An avalanche of learning disabilities?

On March 25, The Times published an article headlined “Schools struggle with attention disorder ‘avalanche’”.
 
It said that two pupils in every primary school classroom have a new form of attention-deficit disorder that affects children born prematurely. It quoted Barry Carpenter, director of a two-year review into the teaching of children with special needs, saying that schools were using outdated methods to cope in the face of an “avalanche of pupils” with learning difficulties caused mainly by very premature birth.
 
It is true that children born very prematurely run a higher than average chance of suffering a number of deficits, including cognitive ones.

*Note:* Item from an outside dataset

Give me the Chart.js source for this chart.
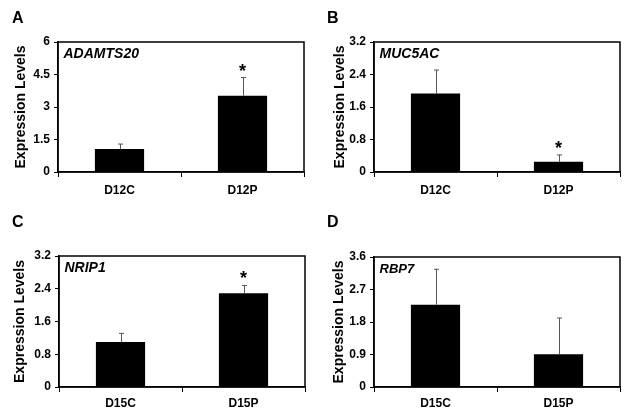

But is there an avalanche of such babies? Enough for every class to have two of them to look after? I may be just a natural sceptic, but it sounded very unlikely to me.
 
So I turned to the research underpinning the claims. It was funded by the Department of Education and carried out by the Specialist Schools and Academies Trust. On the trust’s website it says “ground-breaking research published”. But it isn’t.
 
What has been published is a press release, and two pages of recommendations deriving from The Complex Learning Difficulties and Disabilities Research Project. Click on that and you are invited to submit an e-mail address in order to be told when the research is actually published. So “ground-breaking research not yet published” would have been more accurate.
 
I e-mailed asking if I was missing something. Was the research published, somewhere? Jo Egerton, research coordinator, told me: “As we have only just completed the mainstream phase of the research project, the final project report will be delivered to the DfE on 31 July. I will send you a copy of the report.”
 
She added: “The words ‘ground-breaking’ were used by critical observers in schools.” Actually I wasn’t questioning for a moment whether or not it broke ground, simply whether it had been published. It evidently hasn’t.
 
As a matter of principle, it is wrong to publish conclusions allegedly based on research without making that research available. It denies anybody the chance to assess how soundly-based the conclusions are. It is the same as ministers devising their own statistical analyses and quoting them in speeches, but denying others a sight of them, a practice that has quite rightly been ruled out of order by the UK Statistics Authority.  
 
Meanwhile, the SSAT had briefed a journalist on The Times with sensational tit-bits from the research, so readers of that paper were left scratching their heads. The story quoted Professor Carpenter as saying that there had been a 29 per cent increase in pupils with profound learning difficulties between 2004 and 2009. “Much of that rise was due to the better survival rates in premature babies” he said.
 
But a 29 per cent increase on what? Percentage increases are meaningless without the base. Is this the same as the “two pupils in every primary classroom” with the new form of attention deficit disorder?
 
I tried to track down the 29 per cent figure. The Salt Review on the provision of teachers for children with special needs quotes it, citing as a reference a January 2009 review published by the DCSF (as it then was) of Schools, Pupils and their Characteristics.
 
I've read that, but can find no reference to a 29 per cent increase. But it does quote the actual number of such children, just over 9,000, of whom only 1,390 are in primary schools (The great majority attend special schools). As there are (in round terms) 17,000 primary schools in England, that’s less than one child with profound learning difficulties for every ten schools. Certainly not two in every class. 
  
So is Professor Carpenter suggesting a broader problem linked with increasing rates of prematurity? The Times goes on: “More than 80,000 babies are born prematurely in the UK each year, and 95 per cent of those born after gestation of 28 to 31 weeks survive.”
 
But Hospital Episode Statistics for England show that prematurity rates have not changed since they were first measured in their present form in 1994-95. About 7 per cent of births are technically premature (before 36 completed weeks) with no evidence of an increase. That’s 50,000 babies in the UK, incidentally, not 80,000. (The vast majority suffer no long-term consequences, either mental or physical.)
 
What about the very premature? The figures show that in 2009-10, 4,050 babies were born between 28 and 31 weeks. They represented 0.8 per cent of all births; another 0.5 per cent of births occurred before 28 weeks. Data for 1999-2000, a decade ago, recorded identical figures - 0.8 per cent of all births in England occurring between 28 and 31 weeks, and 0.5 per cent before 28 weeks.
 
So there’s no evidence of a general increase in prematurity, and although the numbers surviving after very short gestation periods may be increasing they are far too small to constitute an “avalanche”.
 
I wish I could work out what Professor Carpenter is getting at. Perhaps when his research is published I will.